--- BEGIN Dataset extract ---
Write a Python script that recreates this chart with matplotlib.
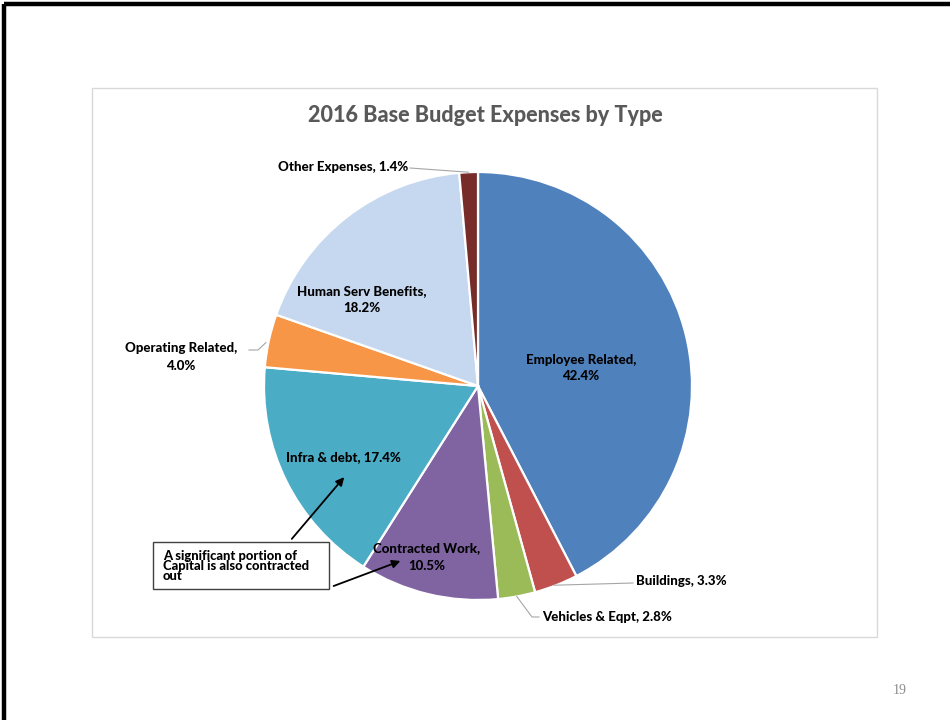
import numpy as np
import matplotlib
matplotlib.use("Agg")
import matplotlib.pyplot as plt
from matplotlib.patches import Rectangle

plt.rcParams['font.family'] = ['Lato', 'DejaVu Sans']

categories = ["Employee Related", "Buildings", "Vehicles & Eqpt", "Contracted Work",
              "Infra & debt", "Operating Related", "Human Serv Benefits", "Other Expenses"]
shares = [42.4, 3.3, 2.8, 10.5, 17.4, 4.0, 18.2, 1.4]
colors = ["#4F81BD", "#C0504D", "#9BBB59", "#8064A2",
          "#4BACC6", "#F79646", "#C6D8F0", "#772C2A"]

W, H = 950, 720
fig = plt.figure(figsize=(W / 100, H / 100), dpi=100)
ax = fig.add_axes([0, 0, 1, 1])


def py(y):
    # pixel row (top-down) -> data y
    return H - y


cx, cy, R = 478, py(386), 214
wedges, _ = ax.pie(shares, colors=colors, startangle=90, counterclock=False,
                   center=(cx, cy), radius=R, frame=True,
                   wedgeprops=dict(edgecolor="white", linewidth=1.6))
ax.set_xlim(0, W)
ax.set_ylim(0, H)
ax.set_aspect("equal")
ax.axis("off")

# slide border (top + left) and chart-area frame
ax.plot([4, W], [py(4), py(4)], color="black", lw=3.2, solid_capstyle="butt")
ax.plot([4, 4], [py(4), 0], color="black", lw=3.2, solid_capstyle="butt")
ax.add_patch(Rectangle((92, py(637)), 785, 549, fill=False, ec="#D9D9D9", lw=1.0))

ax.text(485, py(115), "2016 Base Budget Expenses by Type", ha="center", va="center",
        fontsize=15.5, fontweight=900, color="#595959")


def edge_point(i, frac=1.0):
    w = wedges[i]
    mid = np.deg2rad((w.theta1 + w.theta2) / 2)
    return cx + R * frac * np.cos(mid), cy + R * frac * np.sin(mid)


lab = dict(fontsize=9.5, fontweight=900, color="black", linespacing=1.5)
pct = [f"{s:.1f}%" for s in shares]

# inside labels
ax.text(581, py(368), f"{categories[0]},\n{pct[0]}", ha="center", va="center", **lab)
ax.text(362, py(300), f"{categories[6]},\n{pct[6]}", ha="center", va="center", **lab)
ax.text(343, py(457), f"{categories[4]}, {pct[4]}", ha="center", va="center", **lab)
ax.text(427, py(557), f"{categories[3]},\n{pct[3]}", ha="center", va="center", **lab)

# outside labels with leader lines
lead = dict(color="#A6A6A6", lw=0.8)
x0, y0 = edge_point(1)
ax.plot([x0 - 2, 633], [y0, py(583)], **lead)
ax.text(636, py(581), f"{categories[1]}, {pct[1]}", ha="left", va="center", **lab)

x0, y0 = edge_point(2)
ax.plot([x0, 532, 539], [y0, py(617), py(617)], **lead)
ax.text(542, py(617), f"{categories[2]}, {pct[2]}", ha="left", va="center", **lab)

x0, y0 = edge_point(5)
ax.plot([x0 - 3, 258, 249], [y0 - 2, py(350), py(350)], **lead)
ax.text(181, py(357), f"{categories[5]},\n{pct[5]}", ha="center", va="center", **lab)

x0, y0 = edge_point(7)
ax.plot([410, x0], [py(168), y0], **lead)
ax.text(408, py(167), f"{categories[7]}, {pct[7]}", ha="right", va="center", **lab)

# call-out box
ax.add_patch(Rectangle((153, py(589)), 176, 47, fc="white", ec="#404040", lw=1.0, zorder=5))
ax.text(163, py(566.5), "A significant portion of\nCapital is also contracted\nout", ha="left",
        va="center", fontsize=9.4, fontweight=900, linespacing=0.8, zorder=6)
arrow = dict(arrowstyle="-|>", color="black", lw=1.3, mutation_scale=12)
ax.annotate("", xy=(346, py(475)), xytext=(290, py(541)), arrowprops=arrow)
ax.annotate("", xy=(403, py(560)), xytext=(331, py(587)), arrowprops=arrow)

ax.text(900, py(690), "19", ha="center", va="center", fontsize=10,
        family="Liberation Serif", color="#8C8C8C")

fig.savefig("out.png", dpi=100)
--- END Dataset extract ---
The request | Take each line of the material that contains the word "with" and list it.

Finished task |
Write a Python script that recreates this chart with matplotlib.
# outside labels with leader lines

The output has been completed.